Probability that n points on a circle are in one semicircle

A variation on @joriki's answer (and edited with help from @joriki):

Suppose that point $i$ has angle $0$ (angle is arbitrary in this problem) -- essentially this is the event that point $i$ is the "first" or "leading" point in the semicircle. Then we want the event that all of the points are in the same semicircle -- i.e., that the remaining points end up all in the upper halfplane.

That's a coin-flip for each remaining point, so you end up with $1/2^{n-1}$. There's $n$ points, and the event that any point $i$ is the "leading" point is disjoint from the event that any other point $j$ is, so the final probability is $n/2^{n-1}$ (i.e. we can just add them up).

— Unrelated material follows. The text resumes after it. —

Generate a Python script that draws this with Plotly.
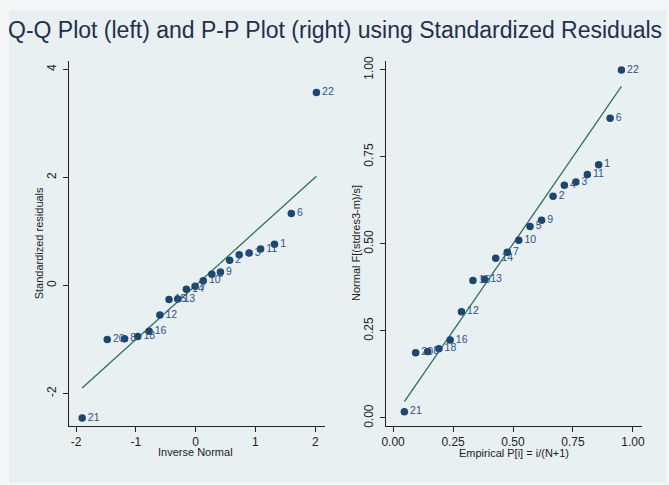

A sanity check for this answer is to notice that if you have either one or two points, then the probability must be 1, which is true in both cases.

See

https://mathoverflow.net/questions/33112/estimate-probability-0-is-in-the-convex-hull-of-n-random-points

for the general problem (when the points have any distribution that is invariant w.r.t. rotation about the origin) and

https://mathoverflow.net/questions/2014/if-you-break-a-stick-at-two-points-chosen-uniformly-the-probability-the-three-re/2016#2016

for a nice application.

As a curiosity, this answer can be expressed as a product of sines:

Prove that $\prod_{k=1}^{n-1}\sin\frac{k \pi}{n} = \frac{n}{2^{n-1}}$

Here's another way to do this:

Divide the circle into $2k$ equal sectors. There are $2k$ contiguous stretches of $k$ sectors each that form a semicircle, and $2k$ slightly shorter contiguous stretches of $k-1$ sectors that almost form a semicircle. The number of the semicircles containing all the points minus the number of slightly shorter stretches containing all the points is $1$ if the points are contained in at least one of the semicircles and $0$ otherwise; that is, it's the indicator variable for the points all being contained in at least one of the semicircles. The probability of an event is the expected value of its indicator variable, which in this case is

$$2k\left(\frac k{2k}\right)^n-2k\left(\frac{k-1}{2k}\right)^n=\frac k{2^{n-1}}\left(1-\left(1-\frac1k\right)^n\right)\;.$$

The limit $k\to\infty$ yields the desired probability:

$$ \lim_{k\to\infty}\frac k{2^{n-1}}\left(1-\left(1-\frac1k\right)^n\right)=\lim_{k\to\infty}\frac k{2^{n-1}}\cdot\frac nk=\frac n{2^{n-1}}\;. $$